Paper No. 6
Presentation Time: 8:00 AM-12:00 PM
DETRITAL ZIRCON CONSTRAINTS ON NEOPROTEROZOIC SEDIMENT DISTRIBUTION AND TECTONIC ELEMENTS NEAR THE CLEARWATER RIVER, IDAHO
U-Pb dating by LA-ICPMS of detrital zircons (DZs) from amphibolite-grade metasedimentary rocks in north-central Idaho is revealing patterns of sediment supply and minimum ages for their protoliths that require substantial revision to geologic maps and history. The 1470-1400 Ma Belt-Purcell Supergroup extends unambiguously as far south as the Benton Creek-Kelly Forks fault north of Pierce, Idaho. Most high-grade rocks immediately south of the fault have enough grains younger than the age of the lower Belt Prichard Fm. to suggest that they were derived from upper Belt units. Farther south, biotite-feldspar-quartz paragneiss and feldspathic quartzite (primarily Elk City and Golden sequences) intruded by 1380 Ma A-type anorogenic granite, now augen gneiss, extend in Idaho from near Moscow discontinuously to Elk City and SE past Shoup. DZ ages from these rocks range from 1800 to 1400 Ma with a peak at 1700 Ma and subsidiary older populations. Like the rocks north of Pierce, they are likely derived from upper Belt units and not the Prichard Fm. Neoproterozoic feldspar-poor quartzite, schist, and calc-silicate rocks of the Syringa metamorphic sequence may be unconformable on the Elk City and Golden sequences.
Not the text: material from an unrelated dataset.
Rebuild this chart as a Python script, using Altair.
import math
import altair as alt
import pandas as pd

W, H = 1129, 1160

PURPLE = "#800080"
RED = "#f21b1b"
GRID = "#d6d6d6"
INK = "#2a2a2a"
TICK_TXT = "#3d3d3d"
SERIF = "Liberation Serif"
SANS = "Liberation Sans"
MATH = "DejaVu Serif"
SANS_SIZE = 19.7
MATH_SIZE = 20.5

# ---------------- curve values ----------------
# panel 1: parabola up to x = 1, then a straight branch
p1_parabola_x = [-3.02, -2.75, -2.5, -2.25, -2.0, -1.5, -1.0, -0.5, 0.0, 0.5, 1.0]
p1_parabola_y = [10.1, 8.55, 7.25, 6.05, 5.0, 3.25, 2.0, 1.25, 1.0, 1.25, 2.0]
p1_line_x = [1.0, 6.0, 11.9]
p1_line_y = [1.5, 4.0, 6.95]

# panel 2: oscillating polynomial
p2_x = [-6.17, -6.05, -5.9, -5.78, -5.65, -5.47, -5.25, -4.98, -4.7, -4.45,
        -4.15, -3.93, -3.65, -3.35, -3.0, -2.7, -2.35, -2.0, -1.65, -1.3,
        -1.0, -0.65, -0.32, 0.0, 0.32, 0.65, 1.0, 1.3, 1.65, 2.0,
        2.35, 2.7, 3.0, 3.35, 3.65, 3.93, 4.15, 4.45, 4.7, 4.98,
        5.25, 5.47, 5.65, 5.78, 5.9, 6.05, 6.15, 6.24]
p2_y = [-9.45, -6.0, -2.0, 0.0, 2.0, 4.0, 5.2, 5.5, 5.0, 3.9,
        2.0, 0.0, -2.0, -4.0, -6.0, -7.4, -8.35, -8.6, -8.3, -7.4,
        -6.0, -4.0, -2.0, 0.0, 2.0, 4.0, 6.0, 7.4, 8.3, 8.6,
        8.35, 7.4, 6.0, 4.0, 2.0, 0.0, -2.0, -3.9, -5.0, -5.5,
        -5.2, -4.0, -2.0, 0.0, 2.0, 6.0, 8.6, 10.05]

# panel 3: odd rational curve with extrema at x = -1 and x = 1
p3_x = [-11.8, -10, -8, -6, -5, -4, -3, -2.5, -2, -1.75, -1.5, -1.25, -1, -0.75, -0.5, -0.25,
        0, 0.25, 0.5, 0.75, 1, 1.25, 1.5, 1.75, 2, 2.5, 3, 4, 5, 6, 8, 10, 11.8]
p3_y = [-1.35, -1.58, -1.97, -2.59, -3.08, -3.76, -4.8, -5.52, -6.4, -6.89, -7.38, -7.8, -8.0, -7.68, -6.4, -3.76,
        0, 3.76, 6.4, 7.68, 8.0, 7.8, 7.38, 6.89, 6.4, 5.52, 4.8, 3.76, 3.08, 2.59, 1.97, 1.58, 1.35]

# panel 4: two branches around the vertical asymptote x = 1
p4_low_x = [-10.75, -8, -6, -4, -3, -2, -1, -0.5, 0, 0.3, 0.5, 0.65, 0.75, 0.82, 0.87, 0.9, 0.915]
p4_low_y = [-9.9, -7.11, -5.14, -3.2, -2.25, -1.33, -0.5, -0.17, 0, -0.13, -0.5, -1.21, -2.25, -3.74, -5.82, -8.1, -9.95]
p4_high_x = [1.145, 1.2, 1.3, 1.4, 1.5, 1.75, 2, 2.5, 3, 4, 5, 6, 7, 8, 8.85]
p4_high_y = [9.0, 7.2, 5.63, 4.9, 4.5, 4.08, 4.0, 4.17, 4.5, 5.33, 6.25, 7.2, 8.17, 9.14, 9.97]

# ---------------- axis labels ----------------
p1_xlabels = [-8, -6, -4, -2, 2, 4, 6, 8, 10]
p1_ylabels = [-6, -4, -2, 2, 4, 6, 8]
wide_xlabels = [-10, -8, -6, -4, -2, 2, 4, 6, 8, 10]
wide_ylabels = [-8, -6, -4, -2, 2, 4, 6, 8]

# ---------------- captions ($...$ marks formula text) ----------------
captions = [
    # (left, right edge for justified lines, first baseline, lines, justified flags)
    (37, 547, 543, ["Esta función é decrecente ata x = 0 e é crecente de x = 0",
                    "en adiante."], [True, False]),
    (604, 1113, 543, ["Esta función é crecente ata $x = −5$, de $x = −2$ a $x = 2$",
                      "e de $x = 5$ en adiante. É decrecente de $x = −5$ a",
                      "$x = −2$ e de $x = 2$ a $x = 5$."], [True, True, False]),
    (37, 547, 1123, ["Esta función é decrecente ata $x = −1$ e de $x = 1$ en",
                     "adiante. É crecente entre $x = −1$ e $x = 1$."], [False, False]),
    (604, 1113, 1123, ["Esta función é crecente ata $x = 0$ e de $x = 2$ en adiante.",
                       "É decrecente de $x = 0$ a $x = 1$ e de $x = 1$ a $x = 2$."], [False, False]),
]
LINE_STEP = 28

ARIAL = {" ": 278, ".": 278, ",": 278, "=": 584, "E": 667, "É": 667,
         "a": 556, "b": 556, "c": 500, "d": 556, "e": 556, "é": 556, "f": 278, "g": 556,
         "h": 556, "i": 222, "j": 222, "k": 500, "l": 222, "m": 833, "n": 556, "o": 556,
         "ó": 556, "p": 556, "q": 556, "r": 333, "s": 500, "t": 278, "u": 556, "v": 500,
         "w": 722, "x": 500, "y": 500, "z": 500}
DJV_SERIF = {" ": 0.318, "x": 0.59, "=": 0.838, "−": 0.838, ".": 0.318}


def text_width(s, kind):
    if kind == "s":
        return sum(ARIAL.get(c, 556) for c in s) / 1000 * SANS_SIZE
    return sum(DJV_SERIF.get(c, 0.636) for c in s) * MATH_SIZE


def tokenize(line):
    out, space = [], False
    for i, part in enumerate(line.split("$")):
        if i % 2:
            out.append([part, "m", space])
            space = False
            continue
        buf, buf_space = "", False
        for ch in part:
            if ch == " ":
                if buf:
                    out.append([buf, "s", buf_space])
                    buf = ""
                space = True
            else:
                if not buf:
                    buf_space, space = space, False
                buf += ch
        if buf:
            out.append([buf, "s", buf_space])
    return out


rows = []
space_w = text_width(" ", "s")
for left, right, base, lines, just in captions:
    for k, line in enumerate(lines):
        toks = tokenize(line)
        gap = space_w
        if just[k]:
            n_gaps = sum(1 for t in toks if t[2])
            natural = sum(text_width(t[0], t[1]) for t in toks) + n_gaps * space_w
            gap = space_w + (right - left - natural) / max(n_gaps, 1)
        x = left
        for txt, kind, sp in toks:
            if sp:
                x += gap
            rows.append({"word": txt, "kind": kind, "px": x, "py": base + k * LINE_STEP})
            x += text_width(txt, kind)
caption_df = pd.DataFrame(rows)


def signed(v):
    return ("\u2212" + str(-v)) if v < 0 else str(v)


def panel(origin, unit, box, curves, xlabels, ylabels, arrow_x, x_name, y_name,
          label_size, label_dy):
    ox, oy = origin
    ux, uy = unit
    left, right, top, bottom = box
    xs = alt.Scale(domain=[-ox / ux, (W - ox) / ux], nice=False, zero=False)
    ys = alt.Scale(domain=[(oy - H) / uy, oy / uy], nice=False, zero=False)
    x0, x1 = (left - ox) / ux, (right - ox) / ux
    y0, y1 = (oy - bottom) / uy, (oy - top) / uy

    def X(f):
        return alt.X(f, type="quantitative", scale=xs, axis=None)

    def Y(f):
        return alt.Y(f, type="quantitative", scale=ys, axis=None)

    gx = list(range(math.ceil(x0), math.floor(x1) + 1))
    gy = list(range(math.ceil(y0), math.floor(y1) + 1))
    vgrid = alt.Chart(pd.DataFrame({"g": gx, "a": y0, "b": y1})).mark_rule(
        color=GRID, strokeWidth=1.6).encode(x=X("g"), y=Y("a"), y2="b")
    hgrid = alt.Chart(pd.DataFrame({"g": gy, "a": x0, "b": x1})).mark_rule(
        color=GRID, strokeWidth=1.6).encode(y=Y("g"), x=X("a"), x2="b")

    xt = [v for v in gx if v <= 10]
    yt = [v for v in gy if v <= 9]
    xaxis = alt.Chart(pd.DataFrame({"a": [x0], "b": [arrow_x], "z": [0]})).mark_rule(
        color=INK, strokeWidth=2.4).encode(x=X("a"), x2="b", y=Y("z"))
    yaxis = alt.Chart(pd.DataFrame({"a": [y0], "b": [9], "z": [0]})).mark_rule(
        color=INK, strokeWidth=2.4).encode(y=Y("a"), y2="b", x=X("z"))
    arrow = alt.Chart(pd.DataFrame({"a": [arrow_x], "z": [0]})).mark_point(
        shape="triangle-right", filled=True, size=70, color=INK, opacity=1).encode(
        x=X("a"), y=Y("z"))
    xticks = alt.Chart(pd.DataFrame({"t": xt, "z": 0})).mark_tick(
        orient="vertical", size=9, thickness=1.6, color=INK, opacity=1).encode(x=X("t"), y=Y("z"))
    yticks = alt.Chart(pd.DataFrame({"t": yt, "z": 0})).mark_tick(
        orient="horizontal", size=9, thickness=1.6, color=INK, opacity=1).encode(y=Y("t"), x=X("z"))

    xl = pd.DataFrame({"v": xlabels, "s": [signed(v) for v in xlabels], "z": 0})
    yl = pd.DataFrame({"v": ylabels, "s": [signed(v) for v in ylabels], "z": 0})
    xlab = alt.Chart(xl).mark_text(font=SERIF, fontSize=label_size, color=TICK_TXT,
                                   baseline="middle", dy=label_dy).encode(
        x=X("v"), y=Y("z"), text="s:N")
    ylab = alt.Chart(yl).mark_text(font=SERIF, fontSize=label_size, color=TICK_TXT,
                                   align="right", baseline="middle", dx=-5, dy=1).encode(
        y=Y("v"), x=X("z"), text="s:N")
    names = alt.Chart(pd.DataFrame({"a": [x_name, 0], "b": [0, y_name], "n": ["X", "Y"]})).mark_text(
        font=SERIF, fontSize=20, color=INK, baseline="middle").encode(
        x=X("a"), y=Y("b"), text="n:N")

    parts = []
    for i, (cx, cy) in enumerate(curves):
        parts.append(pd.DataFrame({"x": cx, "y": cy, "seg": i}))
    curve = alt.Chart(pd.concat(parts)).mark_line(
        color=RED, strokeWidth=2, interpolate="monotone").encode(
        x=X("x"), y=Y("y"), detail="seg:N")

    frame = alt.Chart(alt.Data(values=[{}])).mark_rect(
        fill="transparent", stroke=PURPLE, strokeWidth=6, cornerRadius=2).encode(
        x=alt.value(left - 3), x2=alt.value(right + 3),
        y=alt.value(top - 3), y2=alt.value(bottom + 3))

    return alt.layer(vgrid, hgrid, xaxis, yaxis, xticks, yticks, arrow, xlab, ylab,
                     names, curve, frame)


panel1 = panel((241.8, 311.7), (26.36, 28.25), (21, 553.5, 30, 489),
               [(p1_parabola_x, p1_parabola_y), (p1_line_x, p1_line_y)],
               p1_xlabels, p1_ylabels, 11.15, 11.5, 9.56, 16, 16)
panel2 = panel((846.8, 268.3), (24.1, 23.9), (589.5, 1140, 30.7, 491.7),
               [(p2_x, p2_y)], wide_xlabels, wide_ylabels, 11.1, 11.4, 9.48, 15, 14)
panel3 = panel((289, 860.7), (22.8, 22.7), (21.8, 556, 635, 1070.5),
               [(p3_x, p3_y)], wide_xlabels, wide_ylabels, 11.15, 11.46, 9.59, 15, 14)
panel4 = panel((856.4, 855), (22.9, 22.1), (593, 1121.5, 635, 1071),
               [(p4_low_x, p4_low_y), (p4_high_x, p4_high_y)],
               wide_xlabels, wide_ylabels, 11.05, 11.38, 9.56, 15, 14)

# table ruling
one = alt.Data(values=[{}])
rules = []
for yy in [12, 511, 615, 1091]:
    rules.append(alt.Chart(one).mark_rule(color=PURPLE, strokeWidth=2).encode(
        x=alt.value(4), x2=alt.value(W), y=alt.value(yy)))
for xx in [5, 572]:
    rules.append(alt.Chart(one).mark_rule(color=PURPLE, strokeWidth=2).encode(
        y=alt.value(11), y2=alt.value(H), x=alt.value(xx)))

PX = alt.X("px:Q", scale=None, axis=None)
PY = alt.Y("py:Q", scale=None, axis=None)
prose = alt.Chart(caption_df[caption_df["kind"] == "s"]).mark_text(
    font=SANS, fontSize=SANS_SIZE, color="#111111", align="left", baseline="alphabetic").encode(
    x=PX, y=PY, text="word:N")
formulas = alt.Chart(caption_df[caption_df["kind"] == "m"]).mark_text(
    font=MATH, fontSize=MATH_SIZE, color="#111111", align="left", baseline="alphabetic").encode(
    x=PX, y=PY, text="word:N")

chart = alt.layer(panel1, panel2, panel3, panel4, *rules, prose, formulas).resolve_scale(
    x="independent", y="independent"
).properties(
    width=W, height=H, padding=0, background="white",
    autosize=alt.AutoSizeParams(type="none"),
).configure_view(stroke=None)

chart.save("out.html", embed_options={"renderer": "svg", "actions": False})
We have found Neoproterozoic grains as young as 680 Ma in rocks of the Syringa northwest and southwest of Lowell, confirming ages reported by Lund and others (2005) near Lowell. A prominent population at 1800 Ma is common, and a population around 1100 Ma found in the southernmost sample is similar to that found in the Buffalo Hump Fm. in NE WA (Ross and others, 1992). The northernmost sample (Bertha Hill quartzite north of Pierce) lacks young grains but otherwise has a similar age spectrum. Given the northwestward decrease of young grains in the Syringa, the Bertha Hill quartzite may also be Neoproterozoic. The Neoproterozoic rocks near Lowell, the Elk City and Golden sequences, and the 1380 Ma augen gneiss are bounded on the northeast by the Trans-Idaho discontinuity (Yates, 1968), a thrust fault proposed by Skipp (1987), and the Orofino shear zone (McClelland and Oldow, 2004). We suspect that juxtaposition of Belt rocks with the others by contraction across this zone was facilitated by prior extensional faulting during Neoproterozoic rifting and crustal thinning, perhaps on structures that were active during Belt deposition.